The harbour of Bengazi was full of fish, and we caught a great quantity of many excellent kinds every day with a small net. We fished, too, a multitude with the line, enough to have maintained a larger number of people than our family; we had vinegar and pepper, and some stores of onions. We had little bread, it is true; but still our industry kept us very far from starving. I endeavoured to instruct these wretches; gave them packthread and some coarse hooks, with which they could have subsisted easily with attention, and the smallest pains; but they would rather starve in multitudes, striving to pick up single grains of corn spilt upon the sand from the bursting of the sacks, or the inattention of the bearers unloading the vessels, than take pains to watch one hour with the floating tide for fish, where, after taking one, they were sure to be masters of multitudes till high water.

The captain of this small vessel lost no time; he had done his business well, and he was returning for another cargo, yet he offered me what part of his funds I needed with great frankness.

We sailed with a fair wind and in four or five days’ easy weather we landed at Canea, a small port on the western end of the island of Crete, where the French carry on a considerable trade in oil for their soap manufactories. I found myself ill there after the bathing I had got at Ptolometa, and not a bit better of the beating, signs of which I bore long afterwards.

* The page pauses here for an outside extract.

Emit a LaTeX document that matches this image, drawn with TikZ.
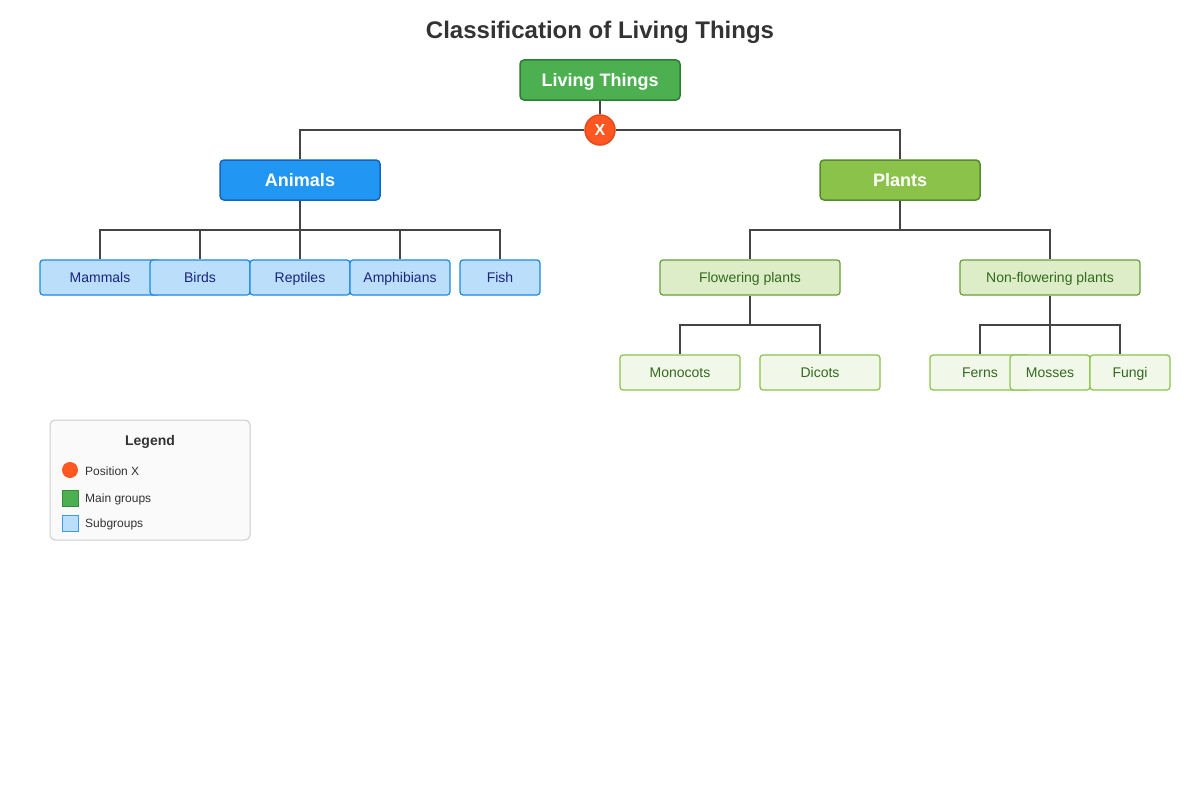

It was one way of curing the whiteness of the skin, at which they were very much surprised, and though it did not confine me to the house, or hinder me from visiting that famous island, a violent pain in my side and down my back had taken away a great deal of my strength and activity. Sometimes I thought it was a muscular pain from cold or over-exertion; sometimes I thought it arose from a violent blow received from a stick while they were stripping me, as upon a change of weather I have felt it at times to this day.

Here ends Bruce’s narrative of his travels in the Barbary States; the remainder of his notes have reference to his excursions in Syria, especially to his visits to Baalbec and Palmyra. The drawings of Roman remains there are in no way inferior to those I have attempted to illustrate, but they do not come within the scope of the present work. These ruins have, moreover, been so fully described by other writers, and so frequently visited by the modern traveller, that they do not possess the freshness or interest attaching to the others, many of which are almost as little known at the present day as they were before Bruce’s visit a century ago.